Older adults suffering from common chronic respiratory diseases such as asthma should take extra precautions when conditions are ripe for thunderstorms.
New research shows the cocktail of lightning, rain and strong winds has been responsible for thousands of emergency room visits for breathing problems among older adults over a 14-year period, according to a study published Monday in the journal JAMA Internal Medicine.
Unlike past studies that have blamed increased pollen counts during storms for the uptick in respiratory issues, this paper found that rises in temperature and air pollution in the days before a major storm were the culprits.
The researchers say these thunderstorm-related atmospheric changes are expected to become much more frequent as global temperatures rise, which could eventually strain healthcare systems as more patients seek relief from troubled breathing.

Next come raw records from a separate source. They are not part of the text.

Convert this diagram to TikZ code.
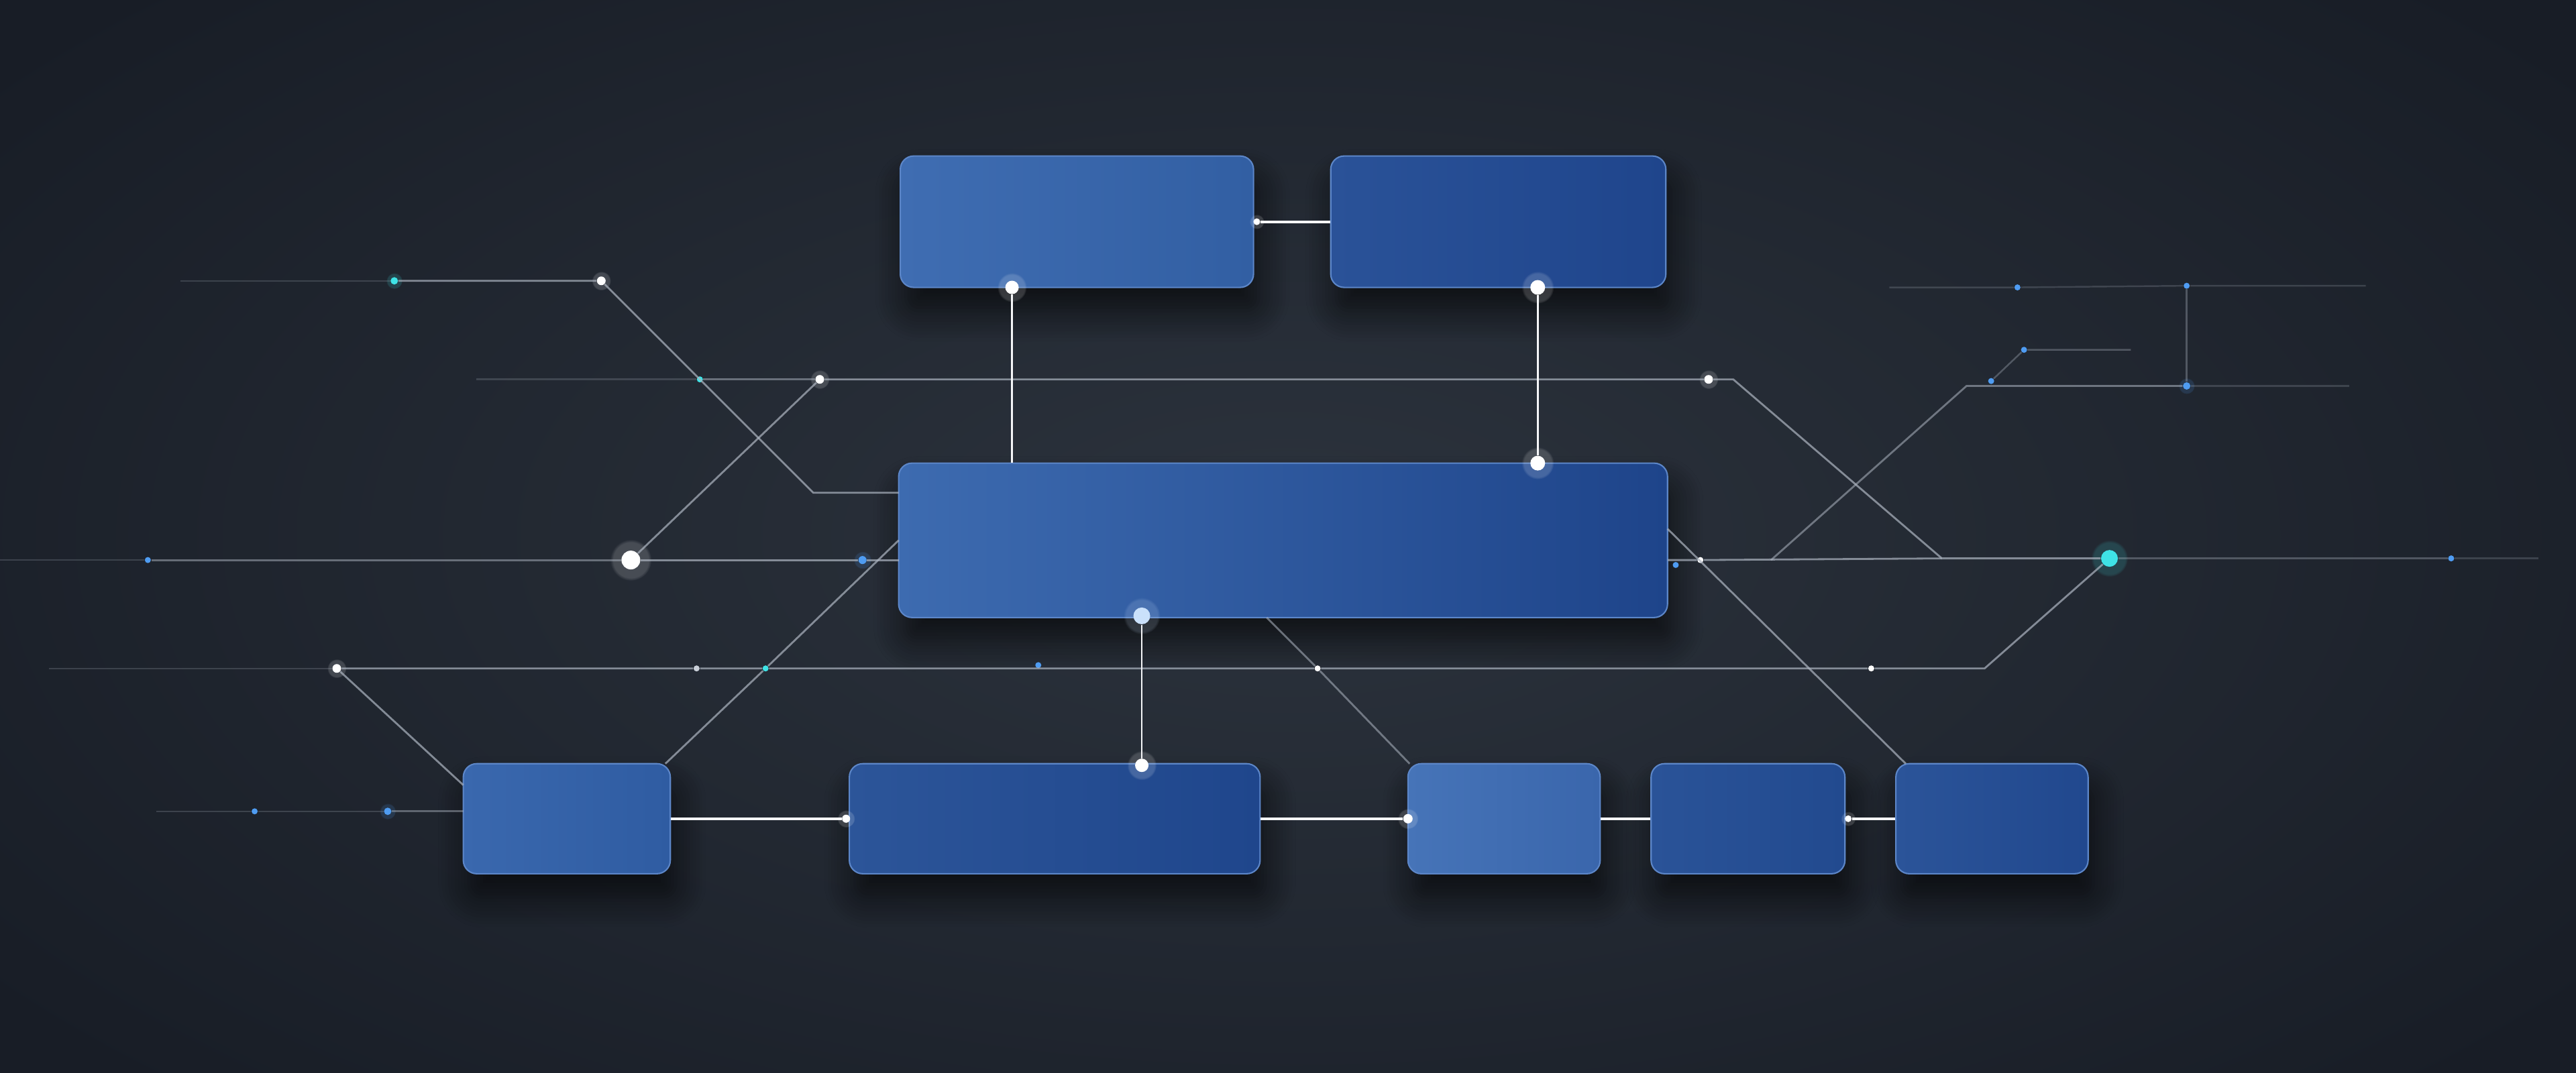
\documentclass[tikz,border=0pt]{standalone}
\usepackage{xcolor}
\usetikzlibrary{shadows, shadows.blur, fadings}

\definecolor{bgcentre}{HTML}{2C333D}
\definecolor{bgedge}{HTML}{181D26}
\definecolor{cardedge}{HTML}{5C86C8}
\definecolor{tracegrey}{HTML}{AEB6C2}
\definecolor{glowcyan}{HTML}{3FE3E6}
\definecolor{glowblue}{HTML}{4F9CF2}
\definecolor{speckgrey}{HTML}{C9CFD8}

\tikzset{
    card/.style 2 args={rectangle, draw=cardedge, line width=0.6pt, rounded corners=0.2cm, inner sep=0pt,
        minimum width=#1*0.0244898cm, minimum height=#2*0.0244898cm,
        blur shadow={shadow xshift=0.08cm, shadow yshift=-0.35cm, shadow blur radius=0.45cm, shadow blur steps=10, shadow opacity=65}},
    glowdot/.style 2 args={circle, fill=#1, inner sep=0pt, minimum size=#2,
        circular glow={fill=#1, opacity=0.16, shadow scale=2.2}},
    speck/.style={circle, fill=#1, inner sep=0pt, minimum size=0.09cm},
    trace/.style={draw=tracegrey, line width=0.8pt, opacity=0.7},
    faint/.style={draw=tracegrey, line width=0.7pt, opacity=0.22},
    link/.style={draw=white!88!tracegrey, line width=1.1pt}
}

\begin{document}
\begin{tikzpicture}[x=0.0244898cm, y=-0.0244898cm]

% Background
\useasboundingbox (0,0) rectangle (1568,653.3);
\fill[bgedge] (0,0) rectangle (1568,653.3);
\shade[inner color=bgcentre, outer color=bgedge] (-200,-150) rectangle (1768,803.3);

% Bends of the traces
\coordinate (a1) at (110,171);
\coordinate (a2) at (495,300);
\coordinate (a3) at (547,300);
\coordinate (b0) at (290,231);
\coordinate (b1) at (1055,231);
\coordinate (b2) at (1182,340);
\coordinate (b3) at (1545,340);
\coordinate (d0) at (0,341);
\coordinate (d2) at (547,341);
\coordinate (e1) at (282,478);
\coordinate (f0) at (30,407);
\coordinate (f1) at (1208,407);
\coordinate (g1) at (405,465);
\coordinate (g2) at (547,329);
\coordinate (h0) at (95,494);
\coordinate (h1) at (282,494);
\coordinate (i1) at (1015,322);
\coordinate (i2) at (1160,465);
\coordinate (j1) at (1015,341);
\coordinate (k1) at (1078,341);
\coordinate (k2) at (1197,235);
\coordinate (k3) at (1430,235);
\coordinate (l0) at (1150,175);
\coordinate (l1) at (1440,174);
\coordinate (m1) at (1297,213);
\coordinate (n1) at (771,376);
\coordinate (n2) at (858,465);

% Cards
\node[card={215}{80}, left color={rgb,255:red,63;green,109;blue,178}, right color={rgb,255:red,50;green,95;blue,163}] (srcA) at (655.5,135) {};
\node[card={204}{80}, left color={rgb,255:red,42;green,82;blue,152}, right color={rgb,255:red,31;green,69;blue,140}] (srcB) at (912,135) {};
\node[card={468}{94}, left color={rgb,255:red,61;green,107;blue,176}, right color={rgb,255:red,30;green,68;blue,138}] (hub) at (781,329) {};
\node[card={126}{67}, left color={rgb,255:red,58;green,104;blue,174}, right color={rgb,255:red,47;green,92;blue,162}] (leafA) at (345,498.5) {};
\node[card={250}{67}, left color={rgb,255:red,44;green,85;blue,153}, right color={rgb,255:red,31;green,70;blue,140}] (leafB) at (642,498.5) {};
\node[card={117}{67}, left color={rgb,255:red,70;green,116;blue,184}, right color={rgb,255:red,58;green,102;blue,172}] (leafC) at (915.5,498.5) {};
\node[card={118}{67}, left color={rgb,255:red,42;green,83;blue,152}, right color={rgb,255:red,34;green,74;blue,143}] (leafD) at (1064,498.5) {};
\node[card={117}{67}, left color={rgb,255:red,43;green,84;blue,153}, right color={rgb,255:red,33;green,72;blue,142}] (leafE) at (1212.5,498.5) {};

% Joints on the cards
\node[glowdot={white}{0.2cm}] (dA) at (616,175) {};
\node[glowdot={white}{0.22cm}] (dB) at (936,175) {};
\node[glowdot={white}{0.22cm}] (dC) at (936,282) {};
\node[glowdot={white!70!glowblue}{0.25cm}] (dD) at (695,375) {};
\node[glowdot={white}{0.2cm}] (dE) at (695,466) {};
\node[glowdot={white}{0.12cm}] (dF) at (515,498.5) {};
\node[glowdot={white}{0.14cm}] (dG) at (857,498.5) {};
\node[glowdot={white}{0.1cm}] (dH) at (1125,498.5) {};
\node[glowdot={white}{0.1cm}] (dI) at (765,135) {};

% Sparks on the traces
\node[glowdot={glowcyan}{0.11cm}] (c1) at (240,171) {};
\node[glowdot={white}{0.13cm}] (w1) at (366,171) {};
\node[glowdot={white}{0.13cm}] (w2) at (499,231) {};
\node[glowdot={white}{0.13cm}] (w3) at (1040,231) {};
\node[glowdot={white}{0.13cm}] (w4) at (205,407) {};
\node[glowdot={white}{0.28cm}] (big) at (384,341) {};
\node[glowdot={glowcyan}{0.25cm}] (hubc) at (1284,340) {};
\node[glowdot={glowblue}{0.12cm}] (s3) at (525,341) {};
\node[glowdot={glowblue}{0.11cm}] (s13) at (236,494) {};
\node[glowdot={glowblue}{0.11cm}] (s14) at (1331,235) {};
\node[speck=glowcyan] (s1) at (426,231) {};
\node[speck=glowblue] (s2) at (90,341) {};
\node[speck=speckgrey] (s4) at (424,407) {};
\node[speck=glowcyan] (s5) at (466,407) {};
\node[speck=glowblue] (s6) at (632,405) {};
\node[speck=white] (s7) at (802,407) {};
\node[speck=white] (s8) at (1139,407) {};
\node[speck=glowblue] (s9) at (1492,340) {};
\node[speck=white] (s10) at (1035,341) {};
\node[speck=glowblue] (s11) at (1020,344) {};
\node[speck=glowblue] (s12) at (155,494) {};
\node[speck=glowblue] (s15) at (1331,174) {};
\node[speck=glowblue] (s16) at (1228,175) {};
\node[speck=glowblue] (s17) at (1232,213) {};
\node[speck=glowblue] (s18) at (1212,232) {};

% Traces
\draw[faint] (a1) -- (c1);
\draw[trace] (c1) -- (w1) -- (a2) -- (a3);
\draw[faint] (b0) -- (s1);
\draw[trace, opacity=0.5] (s1) -- (w2);
\draw[trace] (w2) -- (w3) -- (b1) -- (b2) -- (hubc);
\draw[faint, opacity=0.35] (hubc) -- (s9);
\draw[faint] (s9) -- (b3);
\draw[trace] (big) -- (w2);
\draw[faint] (d0) -- (s2);
\draw[trace, opacity=0.5] (s2) -- (big);
\draw[trace] (big) -- (s3) -- (d2);
\draw[trace] (w4) -- (e1);
\draw[faint] (f0) -- (w4);
\draw[trace] (w4) -- (s4) -- (s5) -- (s7) -- (s8) -- (f1) -- (hubc);
\draw[trace] (g1) -- (s5) -- (g2);
\draw[faint] (h0) -- (s12) -- (s13);
\draw[trace, opacity=0.45] (s13) -- (h1);
\draw[trace] (i1) -- (i2);
\draw[trace] (j1) -- (s10) -- (b2);
\draw[trace, opacity=0.55] (k1) -- (k2) -- (s14);
\draw[faint] (s14) -- (k3);
\draw[faint] (l0) -- (s16) -- (s15) -- (l1);
\draw[faint, opacity=0.35] (s15) -- (s14);
\draw[faint, opacity=0.35] (s18) -- (s17) -- (m1);
\draw[trace, opacity=0.55] (n1) -- (s7) -- (n2);

% Links between the cards
\draw[link] (dI) -- (srcB.west);
\draw[link, line width=0.8pt] (dA) -- (dA |- hub.north);
\draw[link, line width=0.8pt] (dB) -- (dC);
\draw[link, line width=0.8pt] (dD) -- (dE);
\draw[link] (leafA.east) -- (dF);
\draw[link] (leafB.east) -- (dG);
\draw[link] (leafC.east) -- (leafD.west);
\draw[link] (dH) -- (leafE.west);

\end{tikzpicture}
\end{document}
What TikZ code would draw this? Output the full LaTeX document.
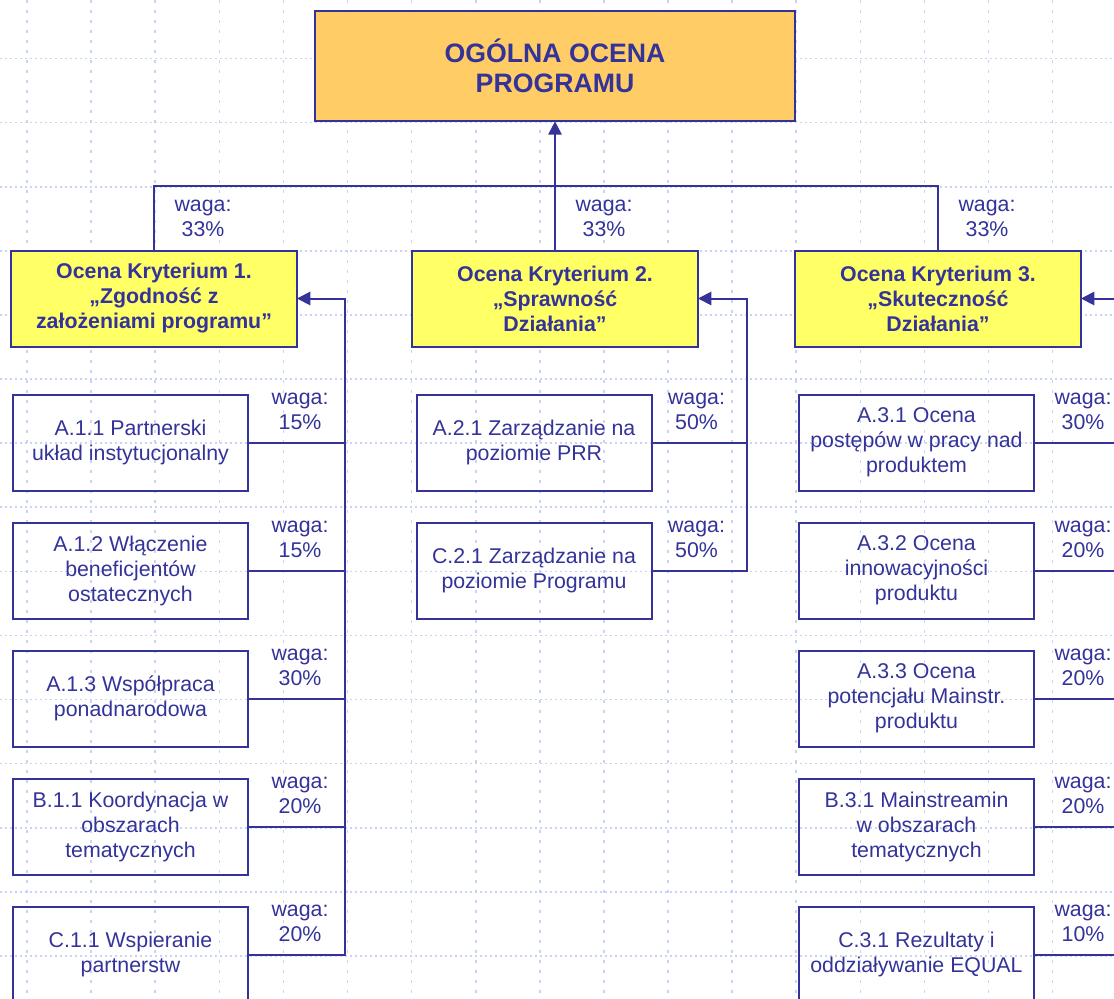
\documentclass[tikz,border=0pt]{standalone}
\usepackage{fontspec}
\setmainfont{Liberation Sans}
\usepackage{xcolor}
\usetikzlibrary{shapes,arrows.meta,positioning,calc}

\definecolor{granat}{HTML}{333399}
\definecolor{pomarancz}{HTML}{FFCC66}
\definecolor{zolty}{HTML}{FFFF66}
\definecolor{kratka}{HTML}{C8D3F5}

\begin{document}
\begin{tikzpicture}[x=0.75pt, y=-0.75pt, node distance=24pt,
  glowny/.style={rectangle, draw=granat, fill=pomarancz, line width=1.5pt, outer sep=0pt,
    minimum width=360pt, minimum height=83pt, align=center, text=granat,
    font=\fontsize{20}{22.5}\selectfont\bfseries},
  kryterium/.style={rectangle, draw=granat, fill=zolty, line width=1.5pt, outer sep=0pt,
    minimum width=214.5pt, minimum height=72pt, align=center, text=granat,
    font=\fontsize{16}{18.75}\selectfont\bfseries},
  podkryterium/.style={rectangle, draw=granat, line width=1.5pt, outer sep=0pt, inner sep=2pt,
    minimum width=176.25pt, minimum height=72pt, align=center, text=granat,
    font=\fontsize{16}{18.75}\selectfont},
  waga/.style={align=center, text=granat, inner sep=0pt, font=\fontsize{16}{18.75}\selectfont},
  polaczenie/.style={draw=granat, line width=1.5pt},
  line/.style={draw=granat, line width=1.5pt, -{Triangle[length=10pt,width=10pt]}},
  siatkapoz/.style={draw=kratka, line width=1.2pt, dash pattern=on 1.5pt off 2.25pt},
  siatkapion/.style={draw=kratka, line width=1.2pt, dash pattern=on 2pt off 5.5pt}]

  \useasboundingbox (0,0) rectangle (1114,999);
  \clip (0,0) rectangle (1114,999);
  \fill[white] (0,0) rectangle (1114,999);
  \foreach \i in {0,...,16}
    \draw[siatkapion] ({27+64.1*\i},0) -- ++(0,999);
  \foreach \i in {0,...,14}
    \draw[siatkapoz] (0,{58.5+64.1*\i}) -- ++(1114,0);

  \node[glowny] (ocena) at (555,66) {OGÓLNA OCENA\\PROGRAMU};
  \node[kryterium] (k1) at (154,298.5) {Ocena Kryterium 1.\\„Zgodność z\\założeniami programu”};
  \node[kryterium] (k2) at (555,298.5) {Ocena Kryterium 2.\\„Sprawność\\Działania”};
  \node[kryterium] (k3) at (938,298.5) {Ocena Kryterium 3.\\„Skuteczność\\Działania”};

  \node[podkryterium] (a11) at (130.5,442.7) {A.1.1 Partnerski\\układ instytucjonalny};
  \node[podkryterium, below=of a11] (a12) {A.1.2 Włączenie\\beneficjentów\\ostatecznych};
  \node[podkryterium, below=of a12] (a13) {A.1.3 Współpraca\\ponadnarodowa};
  \node[podkryterium, below=of a13] (b11) {B.1.1 Koordynacja w\\obszarach\\tematycznych};
  \node[podkryterium, below=of b11] (c11) {C.1.1 Wspieranie\\partnerstw};

  \node[podkryterium] (a21) at (534,442.7) {A.2.1 Zarządzanie na\\poziomie PRR};
  \node[podkryterium, below=of a21] (c21) {C.2.1 Zarządzanie na\\poziomie Programu};

  \node[podkryterium] (a31) at (916.5,442.7) {A.3.1 Ocena\\postępów w pracy nad\\produktem};
  \node[podkryterium, below=of a31] (a32) {A.3.2 Ocena\\innowacyjności\\produktu};
  \node[podkryterium, below=of a32] (a33) {A.3.3 Ocena\\potencjału Mainstr.\\produktu};
  \node[podkryterium, below=of a33] (b31) {B.3.1 Mainstreamin\\w obszarach\\tematycznych};
  \node[podkryterium, below=of b31] (c31) {C.3.1 Rezultaty i\\oddziaływanie EQUAL};

  \coordinate (hub) at (555,186);
  \coordinate (s1) at (345,0);
  \coordinate (s2) at (747,0);
  \coordinate (s3) at (1131,0);

  \draw[line] (k2.north) -- (ocena.south);
  \draw[polaczenie] (k1.north) |- (hub) -| (k3.north);
  \foreach \n in {k1,k2,k3}
    \node[waga] (w\n) at ($(\n.north)+(49,-32)$) {waga:\\33\%};

  \foreach \n in {a11,a12,a13,b11}
    \draw[polaczenie] (\n.east) -- (\n.east -| s1);
  \draw[line] (c11.east) -- (c11.east -| s1) |- (k1.east);
  \draw[polaczenie] (a21.east) -- (a21.east -| s2);
  \draw[line] (c21.east) -- (c21.east -| s2) |- (k2.east);
  \foreach \n in {a31,a32,a33,b31}
    \draw[polaczenie] (\n.east) -- (\n.east -| s3);
  \draw[line] (c31.east) -- (c31.east -| s3) |- (k3.east);

  \foreach \n/\w in {a11/15,a12/15,a13/30,b11/20,c11/20}
    \node[waga] (w\n) at ($(\n.east)+(52,-31)$) {waga:\\\w\%};
  \foreach \n/\w in {a21/50,c21/50}
    \node[waga] (w\n) at ($(\n.east)+(45,-31)$) {waga:\\\w\%};
  \foreach \n/\w in {a31/30,a32/20,a33/20,b31/20,c31/10}
    \node[waga] (w\n) at ($(\n.east)+(49,-31)$) {waga:\\\w\%};
\end{tikzpicture}
\end{document}
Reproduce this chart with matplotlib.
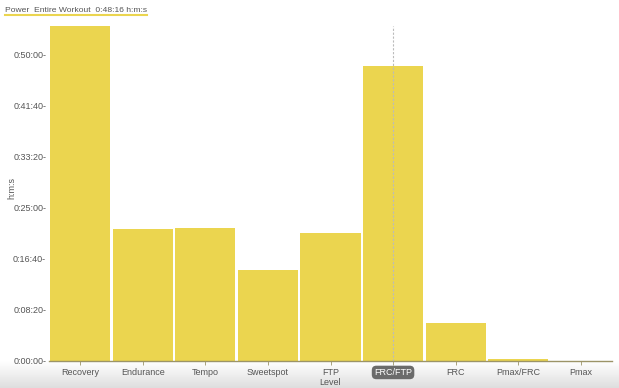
import matplotlib.pyplot as plt
import numpy as np
from matplotlib.ticker import FixedLocator

levels = ["Recovery", "Endurance", "Tempo", "Sweetspot", "FTP", "FRC/FTP", "FRC", "Pmax/FRC", "Pmax"]
seconds = [3284, 1294, 1304, 892, 1255, 2892, 373, 20, 2]
tick_seconds = [0, 500, 1000, 1500, 2000, 2500, 3000]
tick_labels = ["0:00:00", "0:08:20", "0:16:40", "0:25:00", "0:33:20", "0:41:40", "0:50:00"]
highlight = "FRC/FTP"
title_text = "Power  Entire Workout  0:48:16 h:m:s"

bar_color = "#EBD54F"
text_color = "#555555"

plt.rcParams["font.family"] = ["Liberation Sans", "DejaVu Sans"]

fig = plt.figure(figsize=(6.19, 3.88), dpi=100)

# grey gradient strip at the bottom
bg = fig.add_axes([0, 0, 1, 27 / 388], zorder=-10)
grad = np.linspace(0.87, 1.0, 50).reshape(-1, 1)
bg.imshow(grad, aspect="auto", cmap="gray", vmin=0, vmax=1, extent=[0, 1, 0, 1], origin="lower")
bg.axis("off")

ax = fig.add_axes([49 / 619, 1 - 361 / 388, (612 - 49) / 619, (361 - 26) / 388])
ax.patch.set_alpha(0)
x = np.arange(len(levels))
ax.bar(x, seconds, width=0.96, color=bar_color, zorder=2)
ax.set_xlim(-0.5, len(levels) - 0.5)
ax.set_ylim(0, max(seconds))

hi = levels.index(highlight)
ax.axvline(hi, color="#bbbbbb", linestyle=(0, (2, 1.5)), linewidth=0.8, zorder=3)

for s in ["top", "right", "left"]:
    ax.spines[s].set_visible(False)
ax.spines["bottom"].set_color("#9c9468")
ax.spines["bottom"].set_linewidth(1.0)
ax.spines["bottom"].set_zorder(4)

ax.yaxis.set_major_locator(FixedLocator(tick_seconds))
ax.set_yticklabels([t + "-" for t in tick_labels])
ax.tick_params(axis="y", length=0, pad=2, labelsize=6.5, labelcolor=text_color)
ax.set_xticks(x)
ax.set_xticklabels(levels)
ax.tick_params(axis="x", length=3, width=0.6, color="#9c9468", pad=2, labelsize=6.5, labelcolor=text_color)
lbl = ax.get_xticklabels()[hi]
lbl.set_color("white")
lbl.set_bbox(dict(boxstyle="round,pad=0.25,rounding_size=0.5", facecolor="#6b6b6b", edgecolor="none"))

ax.set_xlabel("Level", fontsize=6.5, color=text_color, labelpad=1)
fig.text(12 / 619, 1 - 188 / 388, "h:m:s", rotation=90, fontsize=6.5, color=text_color,
         ha="center", va="center")

t = fig.text(5 / 619, 1 - 10 / 388, title_text, fontsize=6.1, color=text_color, va="center", ha="left")
fig.canvas.draw()
bb = t.get_window_extent()
fig.add_artist(plt.Line2D([bb.x0 / 619, bb.x1 / 619], [1 - 14.5 / 388] * 2, color=bar_color, linewidth=1.5,
                          transform=fig.transFigure))

fig.savefig("out.png", dpi=100)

“Anyone with asthma or [chronic obstructive pulmonary disease] who typically has worse symptoms around storms should be sure to take their inhalers as prescribed by their primary care doctor or pulmonologist,” study author Dr. Christopher Worsham, a research fellow, pulmonologist and critical care physician at Harvard Medical School, told Gizmodo. “If their symptoms are not well controlled, they should let their doctor know.”
The researchers analyzed storm data from the National Oceanic and Atmospheric Administration in all counties in the continental U.S. from January 1999 to December 2012, according to the study. They then compared that data with insurance claims and health information from 46.5 million Medicare members older than 65 years with respiratory diseases.
In all, the team identified about 22 million emergency room visits for respiratory issues when thunderstorms were present. They then estimated that approximately 52,000 additional respiratory hospital visits for adults older than 65 occurred in the three or more days surrounding major storms over the 14-year study period.
In the quest to learn why thunderstorms triggered the need for medical attention, the researchers turned to the days patients were turning themselves in.
Emergency room visits peaked before thunderstorms struck, according to the study. Researchers found that pollen didn’t play a major role in the respiratory illnesses because pollen counts didn’t change until after storms passed, when they dropped.
And because pollen is mostly to blame for asthma attacks in younger people with respiratory diseases, the researchers say their study may not generalize to that population.
But what the researchers did find was that temperatures and particulate matter — microscopic particles such as dust, soot and smoke that float in the air — were higher than average before thunderstorms, and declined on the day of and days following them.
The team therefore suggests temperature and air pollution were the “dominant mechanisms” behind the hospitalizations.